Wish 4: Real-time Analysis Options
Another item on the big-data analytics wish list is real-time performance. Two startup vendors going after this opportunity are marketing analytics vendor Causata and real-time Hadoop-analysis vendor HStreaming.
For Causata, "real time" means making decisions in under 50 milliseconds. You need that kind of speed to change content, banner ads and marketing offers while your customers are still active on websites and mobile devices. Causata uses Hadoop's HBase NoSQL database for storage or marketing-related data that might include clickstreams, campaign-response data and CRM records. HBase isn't good at real-time querying, however, so Causata runs Java-based algorithms on a proprietary query engine to improve performance.

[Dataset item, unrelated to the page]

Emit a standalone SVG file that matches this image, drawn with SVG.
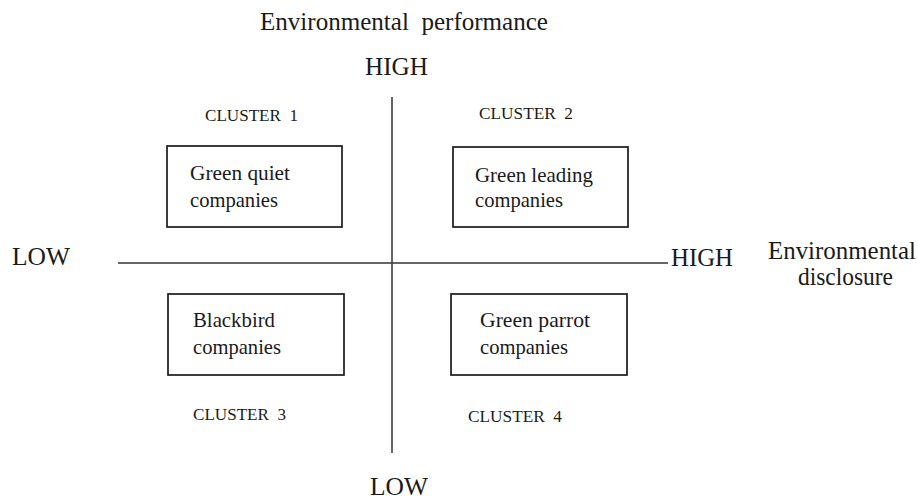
<svg xmlns="http://www.w3.org/2000/svg" width="918" height="500" viewBox="0 0 918 500">
<style>
text{font-family:"Liberation Serif","Times New Roman",serif;fill:#1a1a1a}
.lab{font-size:25px}
.box{font-size:21.5px}
.cl{font-size:17px}
.node rect{fill:#fff;stroke:#1a1a1a;stroke-width:1.7}
.axis{stroke:#333;stroke-width:1.5;fill:none}
</style>
<rect width="918" height="500" fill="#fff"/>
<g id="connectors">
<line class="axis" x1="392" y1="97" x2="392" y2="453"/>
<line class="axis" x1="118" y1="263" x2="668" y2="263"/>
</g>
<g id="labels">
<text class="lab" x="260" y="30" textLength="288" lengthAdjust="spacingAndGlyphs" xml:space="preserve">Environmental  performance</text>
<text class="lab" x="365" y="75" textLength="63" lengthAdjust="spacingAndGlyphs">HIGH</text>
<text class="lab" x="12" y="265" textLength="58" lengthAdjust="spacingAndGlyphs">LOW</text>
<text class="lab" x="671" y="266" textLength="62" lengthAdjust="spacingAndGlyphs">HIGH</text>
<text class="lab" x="768" y="259" textLength="148" lengthAdjust="spacingAndGlyphs">Environmental</text>
<text class="lab" x="798" y="285" textLength="95" lengthAdjust="spacingAndGlyphs">disclosure</text>
<text class="lab" x="370" y="495" textLength="58" lengthAdjust="spacingAndGlyphs">LOW</text>
</g>
<g id="cluster1" class="node">
<text class="cl" x="205" y="121" textLength="93" lengthAdjust="spacingAndGlyphs" xml:space="preserve">CLUSTER  1</text>
<rect x="167" y="146" width="175" height="81"/>
<text class="box" x="190" y="180" textLength="100" lengthAdjust="spacingAndGlyphs">Green quiet</text>
<text class="box" x="190" y="207" textLength="88" lengthAdjust="spacingAndGlyphs">companies</text>
</g>
<g id="cluster2" class="node">
<text class="cl" x="479" y="119" textLength="94" lengthAdjust="spacingAndGlyphs" xml:space="preserve">CLUSTER  2</text>
<rect x="453" y="147" width="175" height="80"/>
<text class="box" x="475" y="182" textLength="118" lengthAdjust="spacingAndGlyphs">Green leading</text>
<text class="box" x="475" y="207" textLength="88" lengthAdjust="spacingAndGlyphs">companies</text>
</g>
<g id="cluster3" class="node">
<rect x="168" y="294" width="176" height="81"/>
<text class="box" x="193" y="327" textLength="82" lengthAdjust="spacingAndGlyphs">Blackbird</text>
<text class="box" x="193" y="354" textLength="88" lengthAdjust="spacingAndGlyphs">companies</text>
<text class="cl" x="193" y="420" textLength="93" lengthAdjust="spacingAndGlyphs" xml:space="preserve">CLUSTER  3</text>
</g>
<g id="cluster4" class="node">
<rect x="451" y="294" width="176" height="81"/>
<text class="box" x="480" y="327" textLength="110" lengthAdjust="spacingAndGlyphs">Green parrot</text>
<text class="box" x="480" y="354" textLength="88" lengthAdjust="spacingAndGlyphs">companies</text>
<text class="cl" x="468" y="422" textLength="94" lengthAdjust="spacingAndGlyphs" xml:space="preserve">CLUSTER  4</text>
</g>
</svg>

As its name hints, HStreaming relies on stream-processing technology that's similar to the event-processing engines used by financial trading operations and offered by IBM (InfoSphere Streams), Progress Software (Apama), SAP (Sybase Aleri), Tibco (Complex Event Processing) and others. HStreaming takes data directly from always-on sources such as video surveillance cameras, cell towers and sensors, and spots patterns in that data while it's still in flight. The technology also provides a form of extract, transform, load (ETL) for then storing the data onto Hadoop for later analysis. HStreaming cites video surveillance, network optimization and mobile advertising as its top applications. In all three cases, real-time insight and action are a must.
Taking a different tack, Hadoop software and support vendor MapR has announced a partnership with Informatica through which it claims it will become the first and only Hadoop software distributor capable of delivering near-real-time data streaming on the big-data platform. MapR's Hadoop distribution features a lockless storage services layer that works hand-in-hand with Informatica messaging software to continuously stream massive amounts of data into Hadoop. Couple this capability with a coming SQL-on-Hadoop option such as MapR-favored Drill, and you'll have yet another option for fast big-data analysis.